Friday, 9 May 2008
Rory Cellan-Jones, BBC News technology guru and blogger at BBC dot.life, posted some interesting musings about Firefox 3 yesterday. Mozilla Firefox 3 is due for final release in June 2008. One controversial development, however, is the 'awesome bar' - controversial owing to the manner in which it gathers data on user searching behaviour...

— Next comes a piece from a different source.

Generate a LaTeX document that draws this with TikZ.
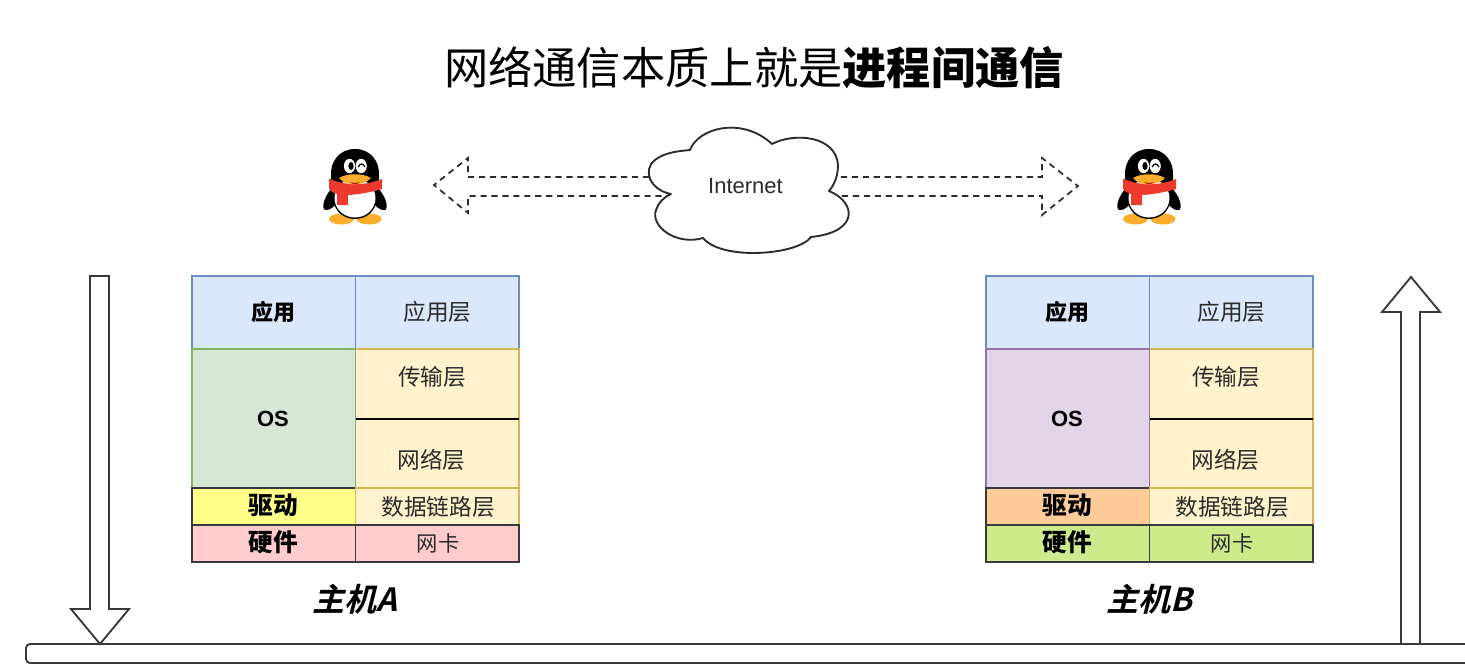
\documentclass[tikz,border=0pt]{standalone}
\usepackage{fontspec}
\setmainfont{Noto Sans CJK SC}
\newfontfamily\latinfont{Liberation Sans}
\newfontfamily\slantfont[FakeSlant=0.25]{Noto Sans CJK SC Bold}
\definecolor{ink}{HTML}{2B2B2B}
\definecolor{dark}{HTML}{36393D}
\definecolor{bluefill}{HTML}{DAE8FC}
\definecolor{blueline}{HTML}{6C8EBF}
\definecolor{greenfill}{HTML}{D5E8D4}
\definecolor{greenline}{HTML}{82B366}
\definecolor{creamfill}{HTML}{FFF2CC}
\definecolor{creamline}{HTML}{D6B656}
\definecolor{yellowfill}{HTML}{FFFF88}
\definecolor{pinkfill}{HTML}{FFCCCC}
\definecolor{purplefill}{HTML}{E1D5E7}
\definecolor{purpleline}{HTML}{9673A6}
\definecolor{orangefill}{HTML}{FFCC99}
\definecolor{limefill}{HTML}{CDEB8B}
\definecolor{peng}{HTML}{FBAE2C}
\definecolor{scarf}{HTML}{EE3A2E}
\newcommand{\fsz}[1]{\fontsize{#1}{#1}\selectfont}
\tikzset{
  x=0.75pt,y=-0.75pt,
  cell/.style={rectangle,draw,line width=1.1pt,inner sep=0pt,outer sep=0pt,minimum width=122.6pt,anchor=north west},
  lab/.style={text=ink,font=\fsz{17},inner sep=0pt},
  blab/.style={text=black,font=\fsz{16.5}\bfseries,inner sep=0pt},
  hlab/.style={text=black,font=\fsz{18.5}\bfseries,inner sep=0pt},
  oslab/.style={text=black,font=\latinfont\fsz{16.5}\bfseries,inner sep=0pt},
  hostlab/.style={text=black,font=\slantfont\fsz{24},inner sep=0pt},
  block/.style={draw=dark,line width=1.4pt,fill=white,line join=miter},
  dashblock/.style={draw=ink,line width=1.3pt,dash pattern=on 4.6pt off 3.6pt},
  penguin/.pic={
    \fill[peng] (-13.5,35) ellipse [x radius=12.5,y radius=5.5];
    \fill[peng] (14,35) ellipse [x radius=12.5,y radius=5.5];
    \fill[black] (-22,3) .. controls (-31,12) and (-34,24) .. (-30,26) .. controls (-25,27) and (-20,22) .. (-16,16) -- cycle;
    \fill[black] (22,3) .. controls (31,12) and (34,24) .. (30,26) .. controls (25,27) and (20,22) .. (16,16) -- cycle;
    \fill[black] (0,-35) .. controls (16,-35) and (25,-22) .. (24,-8) .. controls (24,10) and (24,34) .. (0,35) .. controls (-24,34) and (-24,10) .. (-24,-8) .. controls (-25,-22) and (-16,-35) .. (0,-35) -- cycle;
    \fill[white] (0,14) ellipse [x radius=20.5,y radius=19.5];
    \fill[white] (-5.5,-18) ellipse [x radius=5.6,y radius=7.2];
    \fill[white] (6.2,-18) ellipse [x radius=5.6,y radius=7.2];
    \fill[black] (-4,-18) ellipse [x radius=2.6,y radius=4];
    \draw[black,line width=0.9pt] (3.2,-17) .. controls (5,-21) and (8,-21) .. (10,-17);
    \fill[scarf] (-26,-5.5) .. controls (-10,2) and (10,2) .. (27,-5) -- (27,5) .. controls (10,10) and (-5,11) .. (-7,11) -- (-7,21) -- (-18,21) -- (-18,10) .. controls (-22,9) and (-24,7) .. (-26,5) -- cycle;
    \fill[peng] (-16,-6) .. controls (-8,-11) and (8,-11) .. (16,-6) .. controls (10,1) and (-8,4) .. (-16,-6) -- cycle;
    \fill[scarf!70!black] (-5,-2) .. controls (-2,-1) and (2,-1) .. (5,-2) .. controls (2,1) and (-2,1) .. (-5,-2) -- cycle;
  }
}
\newcommand{\hoststack}[7]{%
  \begin{scope}[shift={(#2,0)}]
    \node[cell,draw=blueline,fill=bluefill,minimum height=54.75pt] (#1app) at (192,276) {};
    \node[cell,draw=blueline,fill=bluefill,minimum height=54.75pt] (#1appr) at (355.5,276) {};
    \node[blab] (#1appt) at (273,312) {应用};
    \node[lab] (#1apprt) at (437.5,312) {应用层};
    \node[cell,draw=creamline,fill=creamfill,minimum height=52pt] (#1trans) at (355.5,349) {};
    \node[cell,draw=creamline,fill=creamfill,minimum height=52pt] (#1net) at (355.5,419) {};
    \node[cell,draw=#4,fill=#3,minimum height=104.25pt] (#1os) at (192,349) {};
    \node[oslab] (#1ost) at (273,419) {OS};
    \node[lab] (#1transt) at (432,377) {传输层};
    \node[lab] (#1nett) at (431.5,460) {网络层};
    \node[cell,draw=dark,fill=#5,minimum height=27.75pt] (#1drv) at (192,488) {};
    \node[cell,draw=creamline,fill=creamfill,minimum height=27.75pt] (#1link) at (355.5,488) {};
    \node[hlab] (#1drvt) at (273,505) {驱动};
    \node[lab] (#1linkt) at (438,507) {数据链路层};
    \node[cell,draw=dark,fill=#6,minimum height=27.75pt] (#1hw) at (192,525) {};
    \node[cell,draw=dark,fill=#6,minimum height=27.75pt] (#1nic) at (355.5,525) {};
    \node[hlab] (#1hwt) at (273,542) {硬件};
    \node[lab,font=\fsz{16}] (#1nict) at (438,543) {网卡};
    \draw[black,line width=1.1pt] (#1net.north west) -- (#1net.north east);
    \node[hostlab] (#1name) at (355,599) {#7};
  \end{scope}}
\begin{document}
\begin{tikzpicture}
\useasboundingbox (0,0) rectangle (1465,665);
\fill[white] (0,0) rectangle (1465,665);
\node[inner sep=0pt,text=black,font=\fsz{33.2}] (title) at (754,68) {网络通信本质上就是\textbf{进程间通信}};
% dashed block arrows
\draw[dashblock] (660,177) -- (468,177) -- (468,158) -- (434,185) -- (468,213) -- (468,196) -- (670,196);
\draw[dashblock] (830,177) -- (1042,177) -- (1042,158) -- (1078,186) -- (1042,215) -- (1042,196) -- (830,196);
% cloud
\draw[fill=white,draw=ink,line width=1.4pt,line join=round]
  (690,150) .. controls (698,128) and (742,116) .. (772,144)
  .. controls (795,132) and (836,136) .. (838,165)
  .. controls (838,175) and (835,184) .. (829,191)
  .. controls (856,202) and (860,232) .. (811,237)
  .. controls (798,255) and (722,261) .. (703,238)
  .. controls (676,246) and (650,226) .. (656,210)
  .. controls (658,203) and (664,197) .. (671,194)
  .. controls (650,190) and (642,170) .. (655,160)
  .. controls (665,152) and (680,151) .. (690,150) -- cycle;
\node[inner sep=0pt,text=ink,font=\latinfont\fsz{16.5}] (cloudt) at (745.5,186) {Internet};
\pic (pa) at (355,184) {penguin};
\pic (pb) at (1149,184) {penguin};
\hoststack{a}{0}{greenfill}{greenline}{yellowfill}{pinkfill}{主机A}
\hoststack{b}{794}{purplefill}{purpleline}{orangefill}{limefill}{主机B}
% bar and block arrows
\draw[block,fill=white,rounded corners=3pt] (1466,644) -- (26,644) -- (26,663) -- (1466,663);
\draw[block] (90,276) -- (109,276) -- (109,609) -- (129,609) -- (100,644) -- (71,609) -- (90,609) -- cycle;
\draw[block] (1401,644) -- (1401,312) -- (1382,312) -- (1411,277) -- (1440,312) -- (1420,312) -- (1420,644) -- cycle;
\end{tikzpicture}
\end{document}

Seemingly – and probably unsurprisingly if one gives it a second thought – the Mozilla Foundation have struggled to keep their head above water. How does the "poster-child of the open-source movement" keep a staff of 160? Until fairly recently the majority of revenue was generated from Mozilla branded merchandise. Incredible that the browser you are probably using to read this blog was created by a bunch of people selling T-shirts to keep their passion afloat. As Google have demonstrated, the true Web money is in information retrieval and intelligent advertising. To this end Yahoo! is attempting to rejuvenate itself in the face of Microsoft by (hopefully) revolutionising information retrieval through leveraging structured data (e.g. metadata, Semantic Web data, microformats, etc.) – because that is the honey pot. For Mozilla, the Firefox awesome bar is set to supplement revenue generated by the default Firefox Google search box. But as Raju Vegesna acknowledges, "People are realising that advertising is not good for everything, that it's not going to make them the next Google". This is simply because not enough people look at adverts.

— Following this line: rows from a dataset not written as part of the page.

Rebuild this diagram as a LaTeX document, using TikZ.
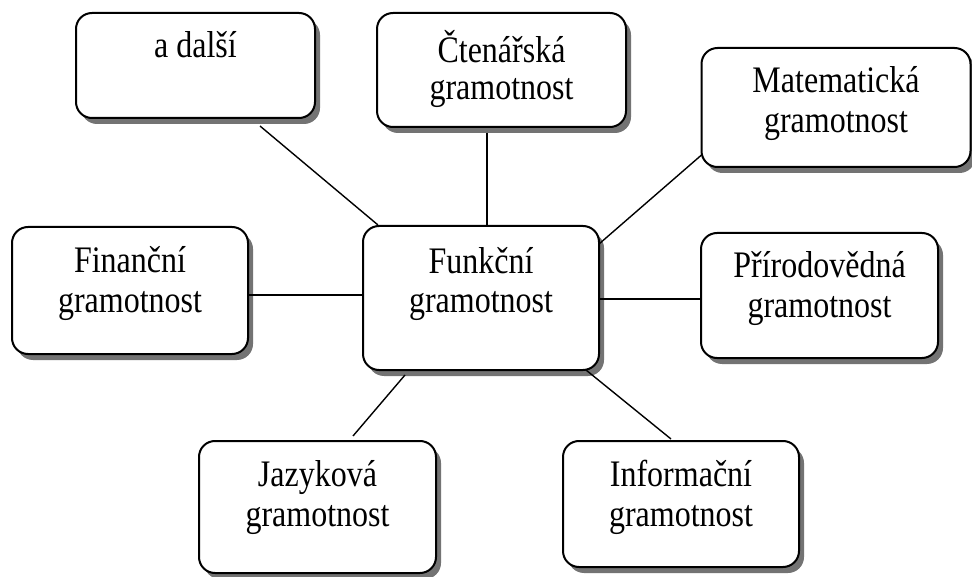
\documentclass[tikz,border=0pt]{standalone}
\usepackage{fontspec}
\usepackage{graphicx}
\setmainfont{Liberation Serif}
\usetikzlibrary{shadows,calc}
\newcommand{\mybx}[4]{\parbox[c][#1pt][t]{#2pt}{\centering\rule{0pt}{#3pt}#4}}
\newcommand{\tl}[1]{\scalebox{1}[1.17]{#1}}
\begin{document}
\begin{tikzpicture}[x=1pt,y=-1pt,
  gbox/.style={draw=black, line width=2pt, rounded corners=16pt, fill=white,
    inner sep=0pt, outer sep=0pt,
    drop shadow={shadow xshift=5pt, shadow yshift=-6pt, fill=black!55, opacity=1},
    font=\fontsize{32}{40}\selectfont},
  conn/.style={draw=black, line width=1.4pt}]
\useasboundingbox (0,0) rectangle (972,577);
\node[gbox] (dalsi) at (195.5,65.5) {\mybx{105}{239}{45}{\tl{a další}}};
\node[gbox] (cten) at (501.5,70) {\mybx{114}{249}{50}{\tl{Čtenářská}\\[-3pt]\tl{gramotnost}}};
\node[gbox] (mat) at (836,107.5) {\mybx{119}{269}{45}{\tl{Matematická}\\\tl{gramotnost}}};
\node[gbox] (fin) at (130,290.5) {\mybx{127}{236}{46}{\tl{Finanční}\\\tl{gramotnost}}};
\node[gbox] (fun) at (481,298) {\mybx{144}{236}{47}{\tl{Funkční}\\\tl{gramotnost}}};
\node[gbox] (prir) at (819.5,295.5) {\mybx{125}{237}{45}{\tl{Přírodovědná}\\\tl{gramotnost}}};
\node[gbox] (jaz) at (317.5,507) {\mybx{132}{237}{45}{\tl{Jazyková}\\\tl{gramotnost}}};
\node[gbox] (inf) at (681,504) {\mybx{126}{236}{45}{\tl{Informační}\\\tl{gramotnost}}};
\draw[conn] ($(dalsi.south)+(64.5,8)$) -- ($(fun.north west)+(15,-1)$);
\draw[conn] ($(cten.south)+(-14.5,6)$) -- ($(fun.north)+(6,0)$);
\draw[conn] ($(mat.south west)+(0,-12)$) -- ($(fun.north east)+(0,18)$);
\draw[conn] ($(fin.east)+(0,4.5)$) -- ($(fun.west)+(0,-3)$);
\draw[conn] ($(fun.east)+(0,1)$) -- ($(prir.west)+(0,3.5)$);
\draw[conn] ($(fun.south)+(-76,5)$) -- ($(jaz.north)+(35.5,-5)$);
\draw[conn] ($(fun.south east)+(-13,0)$) -- ($(inf.north)+(-10,-2)$);
\end{tikzpicture}
\end{document}
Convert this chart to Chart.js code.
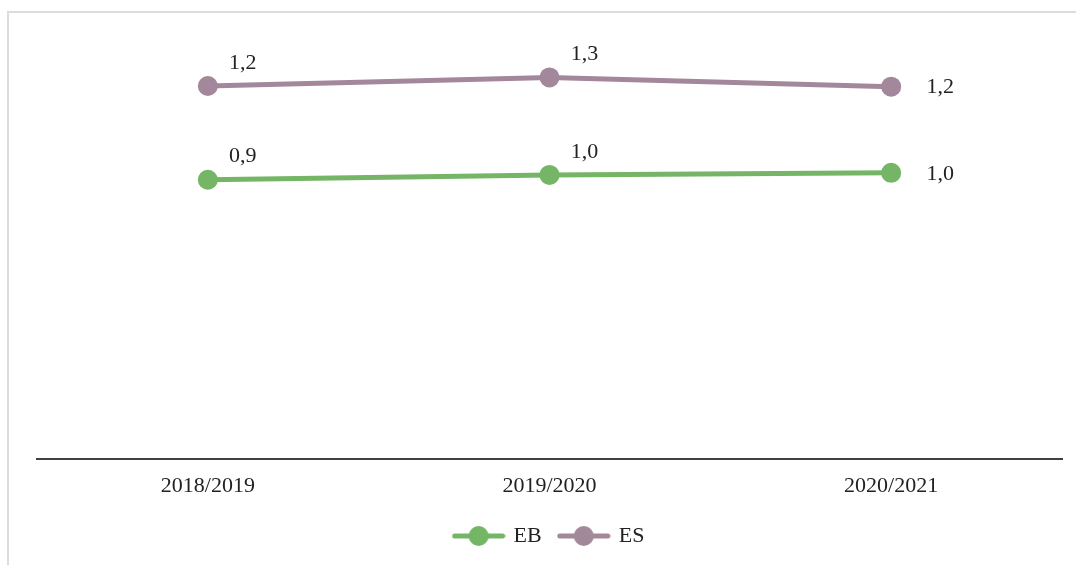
<!DOCTYPE html>
<html>
<head>
<meta charset="utf-8">
<script src="https://cdn.jsdelivr.net/npm/chart.js@4"></script>
<style>
  html, body { margin: 0; padding: 0; background: #fff; }
  #wrap { width: 1076px; height: 565px; position: relative; }
</style>
</head>
<body>
<div id="wrap"><canvas id="myChart"></canvas></div>
<script>
const anos = ['2018/2019', '2019/2020', '2020/2021'];
const valoresEB = [0.935, 0.951, 0.958];
const valoresES = [1.249, 1.278, 1.247];

const corEB = '#74b566';
const corES = '#a2889a';
const fonte = 'Liberation Serif, Times New Roman, serif';

// line + marker swatch used as the legend symbol
function simbolo(cor) {
  const c = document.createElement('canvas');
  c.width = 54; c.height = 22;
  const g = c.getContext('2d');
  g.strokeStyle = cor;
  g.lineWidth = 5;
  g.lineCap = 'round';
  g.beginPath(); g.moveTo(3, 11); g.lineTo(51, 11); g.stroke();
  g.fillStyle = cor;
  g.beginPath(); g.arc(27, 11, 10, 0, Math.PI * 2); g.fill();
  return c;
}

function fmt(v) {
  return v.toFixed(1).replace('.', ',');
}

// value labels: above-right for the first two points, to the right for the last
const rotulos = {
  id: 'rotulos',
  afterDatasetsDraw(chart) {
    const ctx = chart.ctx;
    ctx.save();
    ctx.font = '22px ' + fonte;
    ctx.fillStyle = '#222';
    ctx.textAlign = 'center';
    ctx.textBaseline = 'middle';
    chart.data.datasets.forEach((ds, i) => {
      chart.getDatasetMeta(i).data.forEach((pt, j) => {
        const ultimo = j === ds.data.length - 1;
        const dx = ultimo ? 49 : 35;
        const dy = ultimo ? 1 : -23;
        ctx.fillText(fmt(ds.data[j]), pt.x + dx, pt.y + dy);
      });
    });
    ctx.restore();
  }
};

// outer frame of the chart object (top and left edges)
const moldura = {
  id: 'moldura',
  beforeDraw(chart) {
    const ctx = chart.ctx;
    ctx.save();
    ctx.strokeStyle = '#dcdcdc';
    ctx.lineWidth = 2;
    ctx.beginPath();
    ctx.moveTo(8, 565); ctx.lineTo(8, 12); ctx.lineTo(1076, 12);
    ctx.stroke();
    ctx.restore();
  }
};

const ctx = document.getElementById('myChart');

new Chart(ctx, {
  type: 'line',
  data: {
    labels: anos,
    datasets: [
      {
        label: 'EB',
        data: valoresEB,
        borderColor: corEB,
        backgroundColor: corEB,
        borderWidth: 5,
        pointRadius: 10,
        pointHoverRadius: 10,
        pointBorderWidth: 0,
        pointStyle: 'circle',
        tension: 0
      },
      {
        label: 'ES',
        data: valoresES,
        borderColor: corES,
        backgroundColor: corES,
        borderWidth: 5,
        pointRadius: 10,
        pointHoverRadius: 10,
        pointBorderWidth: 0,
        pointStyle: 'circle',
        tension: 0
      }
    ]
  },
  options: {
    responsive: true,
    maintainAspectRatio: false,
    animation: false,
    layout: {
      padding: { left: 37, right: 14, top: 41, bottom: 8 }
    },
    scales: {
      x: {
        offset: true,
        grid: { display: true, color: 'rgba(0,0,0,0)', drawTicks: false },
        border: { display: true, color: '#404040', width: 2 },
        ticks: {
          color: '#222',
          padding: 14,
          font: { family: fonte, size: 22 }
        },
        afterFit(scale) {
          scale.height -= 6;
        }
      },
      y: {
        display: false,
        min: 0,
        max: 1.4
      }
    },
    plugins: {
      tooltip: { enabled: false },
      legend: {
        position: 'bottom',
        labels: {
          usePointStyle: true,
          pointStyleWidth: 48,
          padding: 18,
          color: '#222',
          font: { family: fonte, size: 22 },
          generateLabels(chart) {
            return chart.data.datasets.map((ds, i) => ({
              text: ds.label,
              pointStyle: simbolo(ds.borderColor),
              fillStyle: ds.borderColor,
              strokeStyle: ds.borderColor,
              lineWidth: 0,
              hidden: false,
              datasetIndex: i,
              fontColor: '#222'
            }));
          }
        }
      }
    }
  },
  plugins: [rotulos, moldura]
});
</script>
</body>
</html>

But this post is a general musing on Web business models. Sure - open-source is about user emancipation. And those innovative enough (i.e. Mozilla) will find good revenue generating tools, ultimately based on advertising. But what about Web journalism, or Web 2.0 services? How are they going to put dinner on the table in 3-4 years time? Has our unbounded enthusiasm to provide everything for free during the mid to late 1990s created a business model nightmare today? Have we passed the point of no return?

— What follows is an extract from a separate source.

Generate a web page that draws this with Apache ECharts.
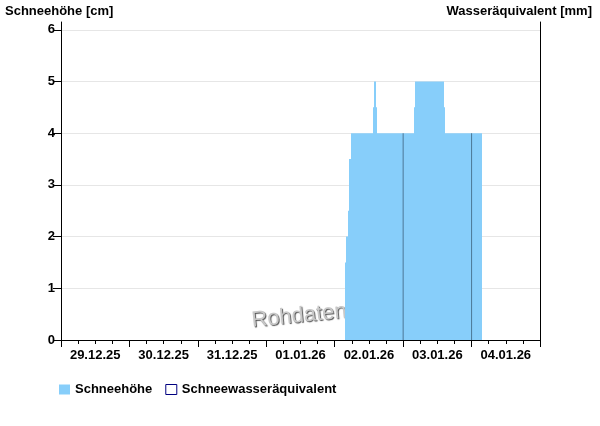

These aren't new questions, but they are questions we continue to agonise over. While the Future of Journalism conference attendees do a little more agonising, the pioneers of Web 2.0 engage in their own head scratching. As we learned a few weeks ago, Bubble 2.0 might burst soon; many are finding advertising difficult and some openly acknowledge that a robust business model was a secondary concern for their Web 2.0 enterprise. Others are resorting to subscription to pay the bills. Is it time to acknowledge that – except for the few (i.e. Google et al.) – advertising, as the basis for an e-business model, is finally dying?